I can sympathize with how many New Yorkers must feel at the prospects of this bill passing. I fall into the same class of person this law would stifle: an average citizen with some unused space who would no longer be able to freely rent out my own home.

I joined Airbnb as a host in 2012 and the arrangement worked perfectly: I had extra room in my apartment that would just sit empty when I occasionally travelled for weeks at a time. Renting out was especially helpful during the holidays. Guests wished to visit nearby family but wanted their own space, while I needed cash for gifts and wanted to spend time with my own family. Airbnb’s review system let me see who I was allowing into my home and insured potential property damage up to $1 million.

In the end, it was a low-effort, consistent source of alternative income. The property was insured, the taxes were paid and documented, and I felt secure. It was a modest middle-class victory.

What a Great Win-Win for All Parties

By the next year, I started renting out a West Virginia farm I own with some friends. It’s become our most reliable source of income, helping us pay down our mortgage and granting some financial leeway to expand our operations. All this made possible by using property we already owned.

A couple of years later, as the director of operations for a nonprofit organization based in Washington DC, I have established a small business account with Airbnb. This has been a convenient and economic way to book frequent conference and meeting trips: we save $200-$300 per person, per trip. If I book ten trips for just two employees through Airbnb, I’m already cutting expenses by thousands. That makes a big difference for a small nonprofit with a limited budget.
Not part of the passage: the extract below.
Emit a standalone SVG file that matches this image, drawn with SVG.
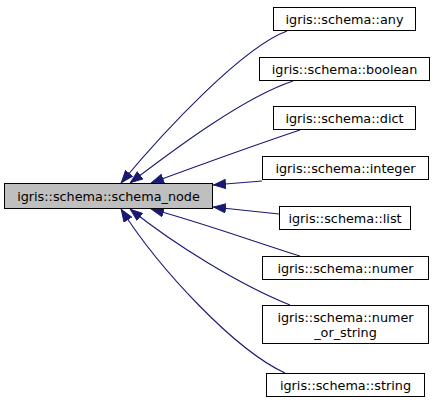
<svg xmlns="http://www.w3.org/2000/svg" width="435" height="408" viewBox="0 0 435 408">
<style>
.n rect{fill:#ffffff;stroke:#000000;stroke-width:1}
.m rect{fill:#bfbfbf;stroke:#000000;stroke-width:1}
text{font-family:"DejaVu Sans",sans-serif;font-size:12.8px;fill:#000000;text-anchor:middle}
.e path{fill:none;stroke:#191970;stroke-width:1.1;marker-end:url(#ah)}
</style>
<defs>
<marker id="ah" markerUnits="userSpaceOnUse" viewBox="0 0 13 10" refX="13" refY="5" markerWidth="13" markerHeight="10" orient="auto">
<path d="M0.5,0.5 L12.5,5 L0.5,9.5 z" fill="#191970" stroke="#191970"/>
</marker>
</defs>
<g class="e" id="edges">
<path d="M287,31 C243,47 165,130 121,183"/>
<path d="M293,81 C245,97 180,145 130,183"/>
<path d="M300,130 C255,145 200,165 151,183"/>
<path d="M262,181 L213,185"/>
<path d="M279,214 L213,207"/>
<path d="M300,256 C255,242 200,222 151,209"/>
<path d="M290,305 C240,285 175,245 130,209"/>
<path d="M285,373 C235,350 160,270 121,209"/>
</g>
<g class="m" id="schema_node"><rect x="4.5" y="183.5" width="208" height="25"/><text x="108.5" y="200.5">igris::schema::schema_node</text></g>
<g class="n" id="any"><rect x="273.5" y="7.5" width="142" height="23"/><text x="344.5" y="23.5">igris::schema::any</text></g>
<g class="n" id="boolean"><rect x="259.5" y="57.5" width="170" height="23"/><text x="344.5" y="73.5">igris::schema::boolean</text></g>
<g class="n" id="dict"><rect x="273.5" y="106.5" width="142" height="23"/><text x="344.5" y="122.5">igris::schema::dict</text></g>
<g class="n" id="integer"><rect x="262.5" y="156.5" width="166" height="23"/><text x="345.5" y="172.5">igris::schema::integer</text></g>
<g class="n" id="list"><rect x="279.5" y="206.5" width="131" height="23"/><text x="345" y="222.5">igris::schema::list</text></g>
<g class="n" id="numer"><rect x="262.5" y="256.5" width="166" height="23"/><text x="345.5" y="272.5">igris::schema::numer</text></g>
<g class="n" id="numer_or_string"><rect x="262.5" y="305.5" width="166" height="38"/><text x="345.5" y="321.5">igris::schema::numer</text><text x="345.5" y="336.5">_or_string</text></g>
<g class="n" id="string"><rect x="266.5" y="373.5" width="158" height="23"/><text x="345.5" y="389.5">igris::schema::string</text></g>
</svg>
With New York’s new regulations, consumers, businesses, and homeowners alike would no longer have the liberty to take full advantage of their unused assets as I did. For example, residents will now have to be present to rent out what is categorized as “Class A” housing (permanent residences). This includes “tenements, flat houses, maisonette apartments, apartment houses, apartment hotels, bachelor apartments, studio apartments, duplex apartments, kitchenette apartments, garden-type maisonette dwelling projects, and all other multiple dwellings except Class B multiple dwellings.”

In Brooklyn and Manhattan alone, roughly half the commercial properties are Class A. Therefore, if people want to rent out their apartment while they leave town for a few weeks, they’re out of luck—and so are their potential guests.
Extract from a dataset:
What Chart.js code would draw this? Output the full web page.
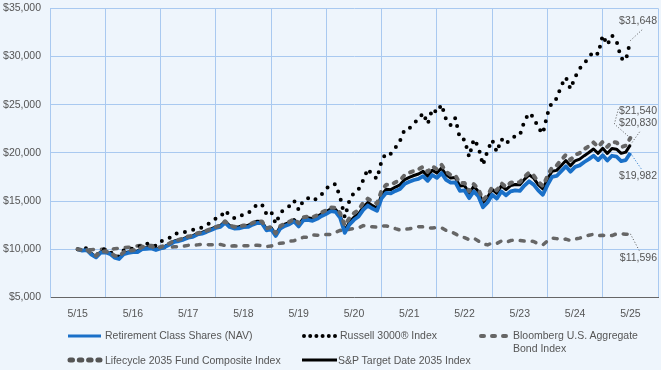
<!DOCTYPE html>
<html>
<head>
<meta charset="utf-8">
<script src="https://cdn.jsdelivr.net/npm/chart.js@4.4.0/dist/chart.umd.min.js"></script>
<style>
  body { margin: 0; background: #eef5fc; font-family: 'Liberation Sans', Arial, sans-serif; }
  #wrap { position: relative; width: 661px; height: 370px; overflow: hidden; }
  #chart { position: absolute; left: 0; top: -7px; }
  .lg { position: absolute; font-size: 10.5px; line-height: 13px; color: #555; white-space: nowrap; }
  .sw { position: absolute; }
</style>
</head>
<body>
<div id="wrap">
  <canvas id="chart" width="661" height="337"></canvas>
  <svg class="sw" style="left:66px;top:330px" width="38" height="12"><line x1="2" y1="6" x2="35" y2="6" stroke="#1a70c8" stroke-width="3"/></svg>
  <div class="lg" style="left:105px;top:329px">Retirement Class Shares (NAV)</div>
  <svg class="sw" style="left:300px;top:330px" width="40" height="12"><line x1="4" y1="6" x2="35" y2="6" stroke="#000" stroke-width="4" stroke-linecap="round" stroke-dasharray="0 6.2"/></svg>
  <div class="lg" style="left:340px;top:329px">Russell 3000® Index</div>
  <svg class="sw" style="left:476px;top:330px" width="38" height="12"><line x1="5" y1="6" x2="33" y2="6" stroke="#666" stroke-width="4" stroke-linecap="round" stroke-dasharray="3 8"/></svg>
  <div class="lg" style="left:513px;top:329px">Bloomberg U.S. Aggregate<br>Bond Index</div>
  <svg class="sw" style="left:66px;top:354px" width="38" height="12"><line x1="4" y1="6" x2="34" y2="6" stroke="#555" stroke-width="5" stroke-linecap="round" stroke-dasharray="2.5 6.8"/></svg>
  <div class="lg" style="left:105px;top:354px">Lifecycle 2035 Fund Composite Index</div>
  <svg class="sw" style="left:300px;top:354px" width="40" height="12"><line x1="2" y1="6" x2="37" y2="6" stroke="#000" stroke-width="3"/></svg>
  <div class="lg" style="left:338px;top:354px">S&amp;P Target Date 2035 Index</div>
</div>
<script>
// month index 0 = 5/15 ... 120 = 5/25
const months = Array.from({ length: 121 }, (_, i) => i);
const yearLabels = ['5/15', '5/16', '5/17', '5/18', '5/19', '5/20', '5/21', '5/22', '5/23', '5/24', '5/25'];

const fund = [
  10000, 9850, 9900, 9450, 9150, 9650, 9680, 9520, 9130, 8980, 9480, 9620,
  9700, 9700, 10010, 10050, 10080, 9920, 10070, 10240, 10480, 10760, 10850, 11000,
  11200, 11280, 11530, 11620, 11800, 12000, 12200, 12320, 12750, 12300, 12150, 12170,
  12300, 12310, 12550, 12730, 12700, 11960, 12090, 11380, 12150, 12420, 12600, 12880,
  12360, 12990, 13050, 12950, 13150, 13450, 13680, 13950, 13880, 13250, 11700, 12550,
  13050, 13400, 14080, 14530, 14220, 13980, 15300, 15850, 15800, 16050, 16250, 16780,
  17000, 17180, 17300, 17580, 17100, 17700, 17400, 17900, 17200, 16900, 16930, 16050,
  16100, 15300, 16000, 15500, 14350, 14850, 15650, 15250, 16000, 15600, 16000, 16100,
  16050, 16600, 17050, 16700, 16100, 15650, 16650, 17500, 17600, 18100, 18600, 18050,
  18550, 18700, 19050, 19350, 19700, 19250, 19750, 19200, 19700, 19600, 19150, 19250,
  19982
];
const russell = [
  10000, 9960, 10120, 9510, 9230, 9960, 10010, 9810, 9250, 9240, 9870, 9930,
  10100, 10130, 10530, 10560, 10550, 10320, 10790, 10990, 11200, 11620, 11630, 11750,
  11880, 11990, 12210, 12230, 12520, 12800, 13190, 13330, 14030, 13510, 13230, 13280,
  13650, 13740, 14170, 14660, 14680, 13630, 13910, 12640, 13750, 14230, 14470, 15040,
  14070, 15070, 15290, 15010, 15280, 15710, 16290, 16740, 16730, 15380, 13310, 15050,
  15880, 16230, 17150, 18350, 17680, 17300, 19190, 19990, 19900, 20530, 21270, 22420,
  22530, 23080, 23480, 24130, 23000, 24550, 24170, 25000, 23460, 22860, 23610, 21450,
  21380, 19580, 21420, 20630, 18730, 20230, 21330, 20090, 21430, 20920, 21480, 21720,
  21810, 23300, 24130, 23700, 22600, 21990, 24020, 25290, 25640, 26970, 27830, 26640,
  27860, 28750, 29270, 29900, 30530, 30250, 32200, 31190, 32190, 31600, 29800, 29580,
  31648
];
const bloomberg = [
  10000, 9890, 9960, 9950, 10010, 10010, 9980, 9950, 10050, 10100, 10150, 10200,
  10200, 10350, 10400, 10400, 10380, 10300, 10100, 10150, 10200, 10250, 10250, 10330,
  10400, 10400, 10450, 10520, 10480, 10470, 10450, 10500, 10380, 10300, 10350, 10300,
  10370, 10370, 10380, 10420, 10350, 10280, 10330, 10520, 10630, 10650, 10830, 10880,
  11080, 11230, 11250, 11480, 11450, 11500, 11520, 11530, 11760, 11960, 11880, 12080,
  12140, 12220, 12450, 12350, 12330, 12280, 12400, 12410, 12320, 12140, 11990, 12080,
  12120, 12210, 12340, 12320, 12210, 12210, 12240, 12220, 11950, 11820, 11600, 11300,
  11200, 11000, 11150, 10850, 10550, 10450, 10650, 10600, 10850, 10700, 10900, 10950,
  10900, 10850, 10850, 10800, 10550, 10450, 10850, 11150, 11100, 11000, 11050, 10900,
  11050, 11150, 11350, 11450, 11550, 11400, 11450, 11350, 11420, 11600, 11620, 11550,
  11596
];
const lifecycle = [
  10000, 9900, 9960, 9560, 9320, 9760, 9780, 9660, 9330, 9260, 9700, 9830,
  9900, 9950, 10240, 10290, 10310, 10130, 10230, 10400, 10620, 10890, 10990, 11140,
  11320, 11400, 11650, 11750, 11920, 12120, 12320, 12450, 12900, 12470, 12320, 12340,
  12470, 12480, 12730, 12900, 12880, 12170, 12300, 11650, 12400, 12660, 12860, 13140,
  12700, 13300, 13380, 13320, 13520, 13820, 14050, 14330, 14300, 13750, 12450, 13250,
  13750, 14100, 14800, 15250, 14950, 14750, 16100, 16700, 16700, 16950, 17150, 17700,
  17950, 18120, 18300, 18550, 18030, 18600, 18300, 18750, 18050, 17700, 17650, 16850,
  16880, 16000, 16750, 16250, 15100, 15600, 16450, 16100, 16850, 16450, 16900, 17000,
  16950, 17500, 17950, 17650, 17000, 16550, 17600, 18500, 18700, 19250, 19800, 19250,
  19800, 19980, 20380, 20700, 21080, 20620, 21150, 20620, 21150, 21080, 20600, 20750,
  21540
];
const spTarget = [
  10000, 9870, 9930, 9500, 9250, 9720, 9740, 9600, 9250, 9150, 9600, 9720,
  9790, 9800, 10100, 10150, 10170, 10000, 10150, 10320, 10560, 10850, 10950, 11100,
  11300, 11380, 11640, 11740, 11920, 12120, 12330, 12460, 12900, 12450, 12300, 12330,
  12460, 12470, 12720, 12900, 12870, 12100, 12250, 11550, 12330, 12600, 12790, 13080,
  12560, 13200, 13270, 13170, 13380, 13680, 13920, 14200, 14130, 13500, 11950, 12800,
  13320, 13680, 14380, 14850, 14520, 14280, 15650, 16220, 16180, 16450, 16680, 17230,
  17460, 17650, 17800, 18080, 17580, 18200, 17900, 18420, 17720, 17400, 17450, 16550,
  16600, 15800, 16520, 16000, 14850, 15380, 16200, 15800, 16580, 16180, 16600, 16720,
  16680, 17250, 17720, 17380, 16700, 16250, 17280, 18100, 18180, 18680, 19200, 18650,
  19170, 19350, 19710, 20030, 20400, 19950, 20470, 19940, 20460, 20380, 19950, 20080,
  20830
];

const GRID = '#a9c9f0';
const TEXT = '#555';
const FONT = "'Liberation Sans', Arial, sans-serif";

const money = v => '$' + Math.round(v).toLocaleString('en-US');

// value labels at the right end, with dotted leader lines
const endLabels = {
  id: 'endLabels',
  afterDatasetsDraw(chart) {
    const ctx = chart.ctx;
    const xs = chart.scales.x, ys = chart.scales.y;
    const last = months.length - 1;
    const px = xs.getPixelForValue(months[last]);
    const py = arr => ys.getPixelForValue(arr[last]);
    const tx = 657;

    ctx.save();
    ctx.font = '10.5px ' + FONT;
    ctx.fillStyle = TEXT;
    ctx.textAlign = 'right';
    ctx.textBaseline = 'middle';
    ctx.lineWidth = 1;
    ctx.setLineDash([1, 2]);

    function leader(color, pts) {
      ctx.strokeStyle = color;
      ctx.beginPath();
      ctx.moveTo(pts[0][0], pts[0][1]);
      for (let i = 1; i < pts.length; i++) ctx.lineTo(pts[i][0], pts[i][1]);
      ctx.stroke();
    }

    const yR = py(russell);
    leader('#555', [[px, yR], [px + 13, yR - 12]]);
    ctx.fillText(money(russell[last]), tx, yR - 19);

    const yL = py(lifecycle), yS = py(spTarget);
    leader('#555', [[px, yL], [px - 16, yL - 14], [px - 12, yL - 29]]);
    leader('#555', [[px, yS], [px + 10, yS - 14]]);
    ctx.fillText(money(lifecycle[last]), tx, yL - 27);
    ctx.fillText(money(spTarget[last]), tx, yS - 22);

    const yF = py(fund);
    leader('#1a70c8', [[px, yF], [px + 11, yF + 16]]);
    ctx.fillText(money(fund[last]), tx, yF + 23);

    const yB = py(bloomberg);
    leader('#555', [[px, yB], [px + 9, yB + 17]]);
    ctx.fillText(money(bloomberg[last]), tx, yB + 24);
    ctx.restore();
  }
};

new Chart(document.getElementById('chart').getContext('2d'), {
  type: 'line',
  data: {
    labels: months,
    datasets: [
      { label: 'Lifecycle 2035 Fund Composite Index', data: lifecycle, borderColor: '#666',
        borderWidth: 4, borderDash: [3, 7], borderCapStyle: 'round', order: 0 },
      { label: 'Retirement Class Shares (NAV)', data: fund, borderColor: '#1a70c8',
        borderWidth: 3.8, order: 1 },
      { label: 'S&P Target Date 2035 Index', data: spTarget, borderColor: '#000',
        borderWidth: 3, order: 2 },
      { label: 'Russell 3000® Index', data: russell, borderColor: '#000',
        borderWidth: 4, borderDash: [0, 8.5], borderCapStyle: 'round', order: 3 },
      { label: 'Bloomberg U.S. Aggregate Bond Index', data: bloomberg, borderColor: '#666',
        borderWidth: 3.5, borderDash: [4, 8], borderCapStyle: 'round', order: 4 }
    ]
  },
  options: {
    responsive: false,
    animation: false,
    events: [],
    elements: { point: { radius: 0 }, line: { tension: 0, fill: false, borderJoinStyle: 'round' } },
    layout: { padding: { left: 0, right: 3, top: 2, bottom: 0 } },
    plugins: { legend: { display: false }, tooltip: { enabled: false } },
    scales: {
      x: {
        type: 'linear',
        min: -6,
        max: 126,
        afterBuildTicks: s => {
          const t = [];
          for (let v = -6; v <= 126; v += 6) t.push({ value: v });
          s.ticks = t;
        },
        afterFit: s => { s.paddingLeft = 0; s.paddingRight = 0; },
        ticks: {
          autoSkip: false,
          maxRotation: 0,
          padding: 10,
          color: TEXT,
          font: { family: FONT, size: 10.5 },
          callback: v => (v % 12 === 0 ? yearLabels[v / 12] : '')
        },
        grid: {
          drawTicks: false,
          color: c => (c.tick && c.tick.value % 12 === 0 ? 'rgba(0,0,0,0)' : GRID)
        },
        border: { color: '#666', width: 1 }
      },
      y: {
        min: 5000,
        max: 35000,
        afterFit: s => { s.width = 50; },
        ticks: {
          stepSize: 5000,
          padding: 9,
          color: TEXT,
          font: { family: FONT, size: 10.5 },
          callback: v => money(v)
        },
        grid: { drawTicks: false, color: GRID },
        border: { color: GRID }
      }
    }
  },
  plugins: [endLabels]
});
</script>
</body>
</html>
Entrepreneurs Are Assets, Not Threats

Contrary to criticism that a few power brokers dominate Airbnb rental markets, Airbnb’s Head of Global Public Policy has stated that “almost 90 percent of [their] hosts have only one listing and it’s the home they live in.”

Instead of painting the Airbnb market as a thorn in the hotel industry’s side and a loss for hotel tax revenue, city councils and state legislatures should see it as a potentially greater source of tax revenue. With a clear-cut tax code, the 50 largest cities in the United States could net revenues in the ballpark of $200 million. With a growing market cap and the advantage of affordability, Airbnb is bound to grow, rake in even more tax revenue, and attract tourism that cities would not have been able to accommodate otherwise.
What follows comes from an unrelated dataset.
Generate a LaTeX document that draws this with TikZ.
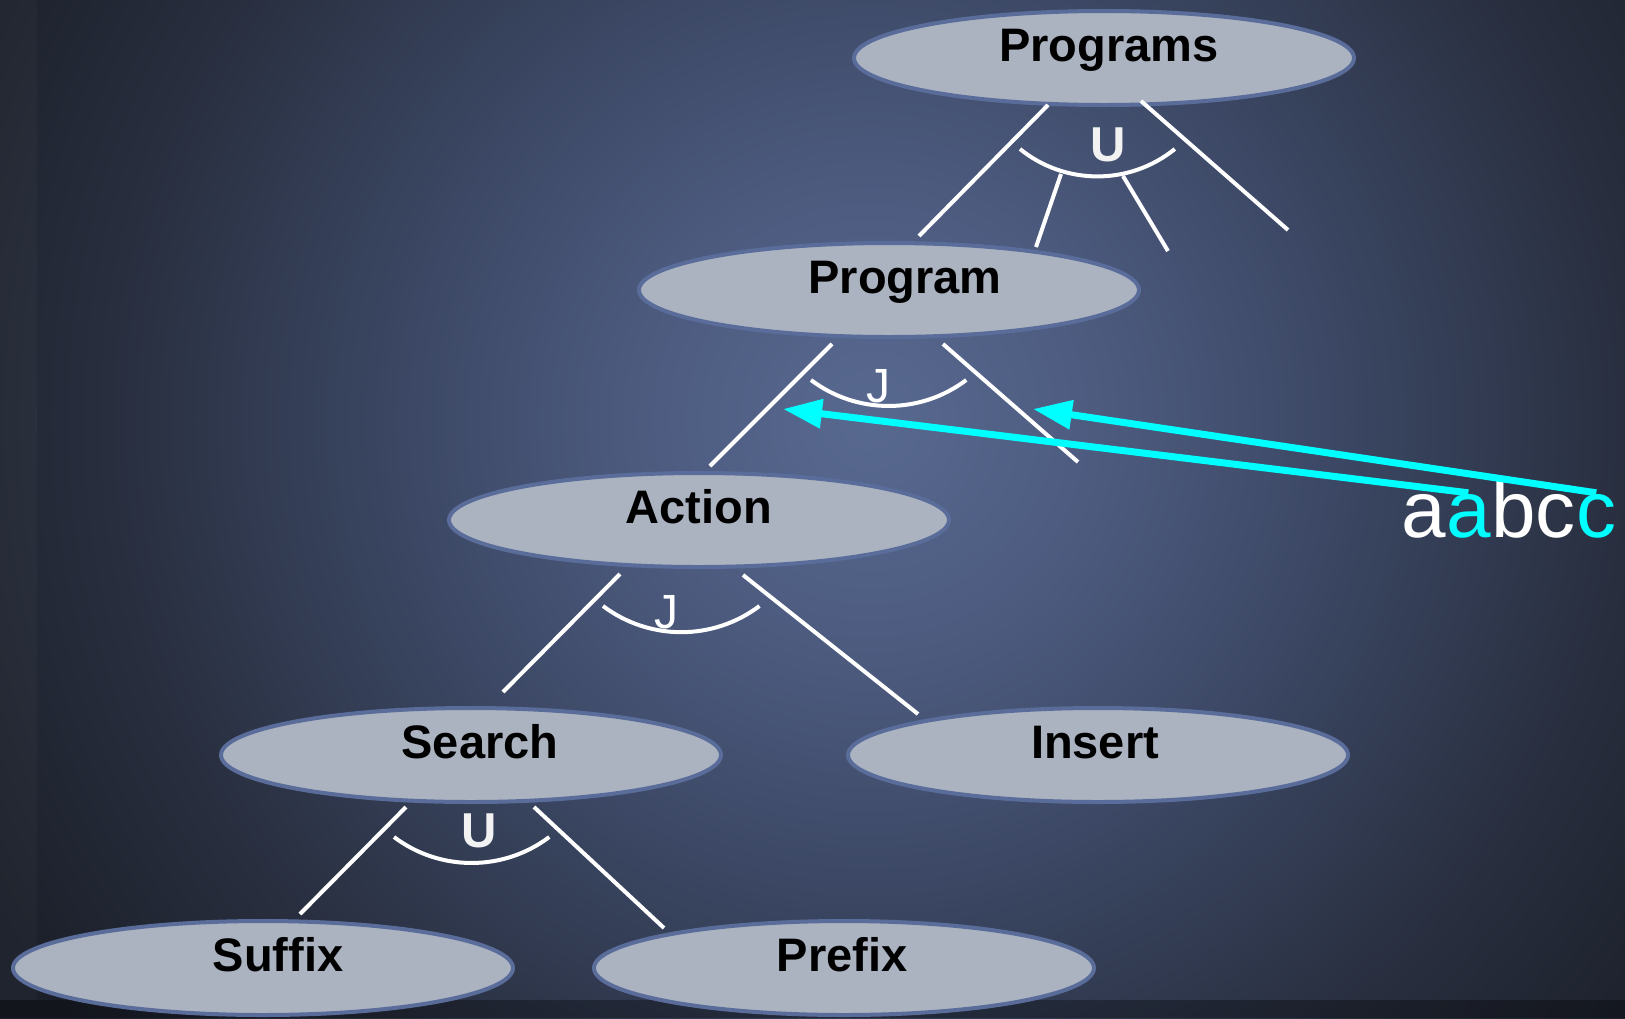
\documentclass[tikz,border=0pt]{standalone}
\usepackage{fontspec}
\setmainfont{Liberation Sans}
\usepackage{tikz}
\usepackage{xcolor}
\usetikzlibrary{shapes.geometric,arrows.meta,positioning}
\definecolor{glowA}{HTML}{586990}
\definecolor{glowB}{HTML}{4C5A7E}
\definecolor{glowC}{HTML}{3A4662}
\definecolor{glowD}{HTML}{282E3E}
\definecolor{glowE}{HTML}{1B1F29}
\definecolor{nodefill}{HTML}{ABB2C0}
\definecolor{noderim}{HTML}{5A6C9A}
\definecolor{scan}{HTML}{00FFFF}
\pgfdeclareradialshading{stage-glow}{\pgfpoint{0bp}{0bp}}{color(0bp)=(glowA); color(240bp)=(glowB); color(480bp)=(glowC); color(760bp)=(glowD); color(1000bp)=(glowE); color(1100bp)=(glowE)}
\tikzset{
    tree-node/.style = {ellipse, draw=noderim, fill=nodefill, line width=4pt, minimum width=500pt, minimum height=94pt, inner sep=0pt, text height=34pt, text depth=28pt, font=\fontsize{47}{50}\selectfont\bfseries},
    nudge/.style = {execute at begin node={\hspace*{#1}}},
    tree-edge/.style = {draw=white, line width=4pt},
    op-arc/.style = {draw=white, line width=4pt},
    op-union/.style = {text=white!90!gray, inner sep=0pt, text height=35pt, text depth=0pt, font=\fontsize{49}{50}\selectfont\bfseries},
    op-join/.style = {text=white, inner sep=0pt, text height=34pt, text depth=0pt, font=\fontsize{48}{50}\selectfont},
    tape-char/.style = {inner sep=0pt, text height=44pt, text depth=0pt, font=\fontsize{80}{82}\selectfont},
    scan-arrow/.style = {draw=scan, line width=7pt, -{Triangle[length=39pt,width=28pt]}},
}

\begin{document}
\begin{tikzpicture}[x=1pt, y=-1pt]
\useasboundingbox (0,0) rectangle (1625,1018);
\fill[glowE] (0,0) rectangle (1625,1018);
\begin{scope}
\clip (0,0) rectangle (1625,1018);
\pgftext[at=\pgfpoint{870pt}{-420pt}]{\pgfuseshading{stage-glow}}
\end{scope}
\fill[white, opacity=0.025] (0,0) rectangle (37,1000);
\fill[black, opacity=0.3] (0,1000) rectangle (1625,1018);

\node[tree-node, nudge=10pt] (progs) at (1104,58) {Programs};
\node[tree-node, nudge=32pt] (prog) at (889,290) {Program};
\node[tree-node] (act) at (699,520) {Action};
\node[tree-node, nudge=18pt] (srch) at (471,755) {Search};
\node[tree-node, nudge=-6pt] (ins) at (1098,755) {Insert};
\node[tree-node, nudge=30pt] (suf) at (263,968) {Suffix};
\node[tree-node, nudge=-4pt] (pre) at (844,968) {Prefix};

\coordinate (progs-r) at (1288,230);
\coordinate (progs-m1a) at (1061,174);
\coordinate (progs-m1b) at (1036,247);
\coordinate (progs-m2a) at (1123,176);
\coordinate (progs-m2b) at (1168,251);
\coordinate (prog-r) at (1078,462);

\draw[tree-edge] ([shift={(-56pt,2pt)}]progs.south) -- ([shift={(30pt,5pt)}]prog.north);
\draw[tree-edge] ([shift={(37pt,6pt)}]progs.south) -- (progs-r);
\draw[tree-edge] (progs-m1a) -- (progs-m1b);
\draw[tree-edge] (progs-m2a) -- (progs-m2b);
\draw[tree-edge] ([shift={(-57pt,-5pt)}]prog.south) -- ([shift={(11pt,5pt)}]act.north);
\draw[tree-edge] ([shift={(54pt,-5pt)}]prog.south) -- (prog-r);
\draw[tree-edge] ([shift={(-79pt,-5pt)}]act.south) -- ([shift={(32pt,14pt)}]srch.north);
\draw[tree-edge] ([shift={(44pt,-6pt)}]act.south) -- ([shift={(-180pt,-8pt)}]ins.north);
\draw[tree-edge] ([shift={(-65pt,-3pt)}]srch.south) -- ([shift={(37pt,5pt)}]suf.north);
\draw[tree-edge] ([shift={(63pt,-3pt)}]srch.south) -- ([shift={(-180pt,-9pt)}]pre.north);

\draw[op-arc] (1020,149) arc[start angle=129, end angle=51, radius=123];
\draw[op-arc] (811,380) arc[start angle=127, end angle=53, radius=129];
\draw[op-arc] (603,606) arc[start angle=127, end angle=53, radius=130];
\draw[op-arc] (394,837) arc[start angle=127, end angle=53, radius=129];

\node[op-union] (progs-op) at (1108,144) {U};
\node[op-join] (prog-op) at (878,385) {J};
\node[op-join] (act-op) at (666,611) {J};
\node[op-union] (srch-op) at (479,830) {U};

\node[tape-char, text=white, anchor=base west] (a1) at (1401,537) {a};
\node[tape-char, text=scan, base right=0pt of a1] (a2) {a};
\node[tape-char, text=white, base right=0pt of a2] (b1) {b};
\node[tape-char, text=white, base right=0pt of b1] (c1) {c};
\node[tape-char, text=scan, base right=0pt of c1] (c2) {c};

\coordinate (scan-l) at (783,409);
\coordinate (scan-r) at (1033,409);
\draw[scan-arrow] (a2.north) -- (scan-l);
\draw[scan-arrow] (c2.north) -- (scan-r);
\end{tikzpicture}
\end{document}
Wealthier homeowners have been able to profit from their properties for years. Summer homes in the Hamptons or the south of France rented for nightly, weekly, or monthly rates are easily rented out by those property owners who can afford sizable property management firms’ fees. Airbnb has made it simple and economical for those traditionally barred from the short-term rental economy to participate in transactions.

More than 16,000 Airbnb hosts have stated that their supplemental rental income has helped the stave off eviction or foreclosure. Laws like the one passed by New York’s Assembly and Senate deny this opportunity to the middle class, and permit only the select few to profit from their unused property. Signing this bill into law also signs away an important economic opportunity for the middle class.